FIG. 1 shows a basic software-defined communication system that includes a DSP 2 coupled by a bidirectional digital bus 3 to analog-to-digital and digital-to-analog conversion circuitry 4. Conversion circuitry 4 is coupled by a bidirectional digital bus 5 to conventional RF front end circuitry 6 which also is connected to an RF antenna 7. Substantial amounts of signal processing often are handed over to a general-purpose processor (not shown) rather than being performed in special-purpose hardware. The purpose of the basic software-defined communication system typically is to generate both transmitter baseband signals and to process received baseband signals by means of the DSP 2. A software-defined implementation provides a high degree of flexibility in configuring and modifying a communication system. Widely different radio protocols, which sometimes are referred to as “waveforms”, can be fit into a single platform (e.g., a particular set of integrated circuit chips) by utilizing different software in the platform.

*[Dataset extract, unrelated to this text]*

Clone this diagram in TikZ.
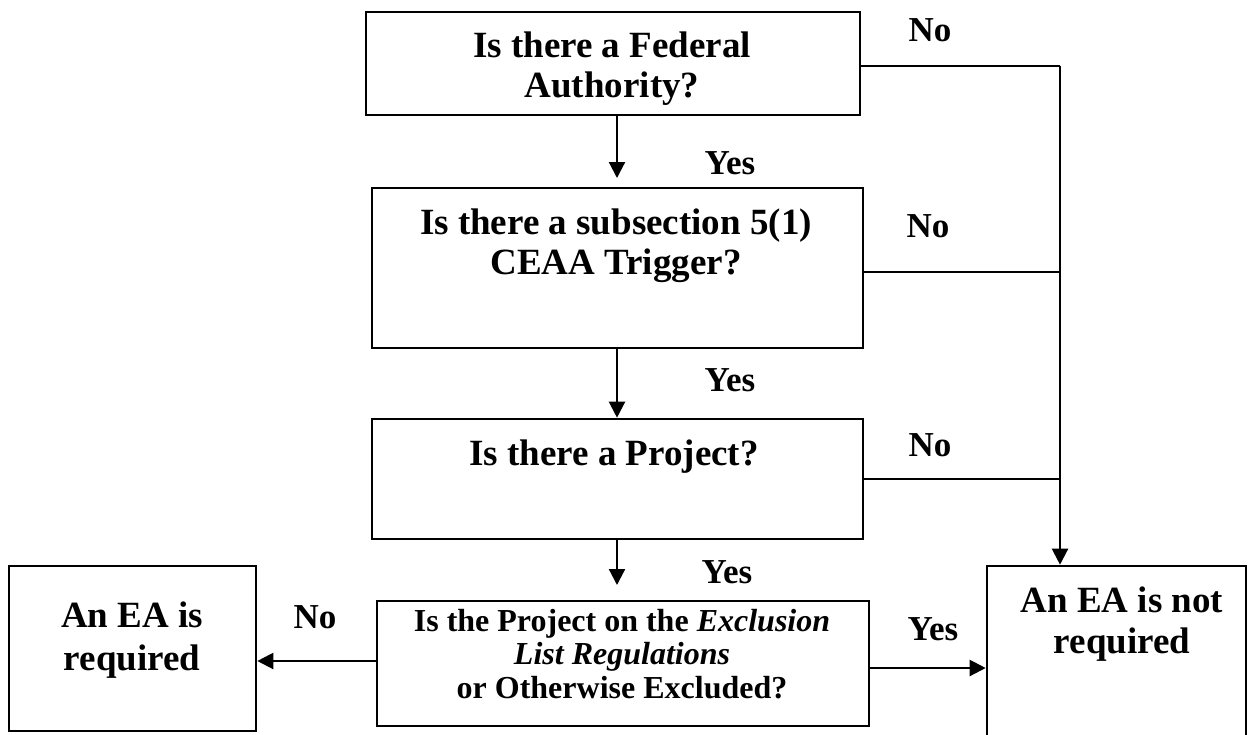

A software-defined communication system typically includes different kinds of memories, including RAM (random access memory), flash memory, and ROM (read only memory). RAM is the most expensive kind of memory and has the fastest writing and reading access speeds. Flash memory is less expensive, but has much slower access speeds. ROM is the least expensive kind of memory and has fast read access speeds comparable to those of RAM, but new data cannot be written into a ROM. Constant value code and program code can be stored in a flash memory and can be directly accessed from the RAM by a DSP or other processor, but this technique reduces the amount of expensive RAM that is required. Alternatively, constant value code and program code can be initially stored in the flash memory, then copied into the RAM, and then accessed directly by the DSP or other processor. This technique provides higher operating speed but is more costly because a larger amount of expensive RAM is required.
Note that the terminology “MIPS” means 1 million instructions per second, and is used to indicate the computational speed requirement for a particular part of program code and the computational power of a suitable DSP. In order to reduce the cost of a software-defined communication system, it is common practice to select a DSP that just fits the application without allowing very much “headroom” for computational capability. In conventional dynamic sharing of RAM (e.g., as explained in the cited Wikipedia reference at the website http://en.wikipedia.org/wiki/C_dynamic_memory_allocation), the programming code and constant value code are all copied from flash memory into RAM before the programming code and constant value code are executed.
In a software-defined TDD communication system, the TX state machine 13 and the RX state machine never run simultaneously. A data memory section shares various categories of RAM among different states of a state machine, but the program code does not “overlap” in the RAM in the sense that particular sections of RAM are used to store different sections of program code for different successive states of the state machine, due to the “overhead” of dynamic RAM sharing for the program code section. To achieve dynamic RAM sharing, the program section needs to be copied from flash memory to RAM before executing the code of the program section. Such copying requires a substantial additional amount of time. In the prior art the program code is all copied at once prior to executing any of it. However, ordinarily some of the program code needs to be executed at very high speed, i.e. at a very high MIPS rate. This does not allow the program code to be copied all at one time from the flash memory into the RAM. Consequently, present software-defined TDD communication systems do not use dynamic RAM sharing techniques. Instead, static RAM allocation is used.
It should be appreciated that operation of a software-defined TDD communication system is very “timing-intensive”. This makes it necessary to execute the program associated with the state machine 10 of FIG. 2 in RAM because RAM read and write operations both are much faster than those of any flash memory. As mentioned earlier, it has been necessary to copy the software program from flash into RAM in prior software-defined TDD communication systems in the state-by-state operation of a complex state machine (for example a state machine of the kind shown in subsequently described FIG. 2). This is because the amount of time that would be needed for the large number of required flash memory accessing operations would be prohibitive. Consequently, the prior art systems require all of the program code to be copied from the flash memory to the RAM at the very beginning of system operation and this has required use of a large amount of costly RAM. Unfortunately, the use of conventional dynamic sharing of RAM in a software-defined communication system is unacceptably expensive due to the relatively high cost of RAM compared to flash memory.
Use of multiple modulation equipment including multiple types of modulation in wireless networks is disclosed in commonly assigned Patent Application Publication No. US 2013/0201965, entitled “Wireless Networks Utilizing Multiple Modulations” published Aug. 8, 2013, by Schmidl et al.
Thus, there is an unmet need for a software-defined TDD or FDD (frequency division duplex) communication system and method which is less expensive than the prior art.
There also is an unmet need for a software-defined TDD or FDD communication system and method which is less expensive than the prior art without substantially sacrificing speed performance.
There also is an unmet need for a software-defined multi-modulation TDD or FDD communication system and method which is less expensive than the prior art without substantially sacrificing speed performance.
There also is an unmet need for a software-defined multi-modulation TDD or FDD communication system and method which requires substantially less RAM than the prior art, without substantially sacrificing speed performance.
There also is an unmet need for an improved and cost-effective way of achieving dynamic RAM sharing allocation in a software-defined TDD or FDD communication system without substantially sacrificing speed performance.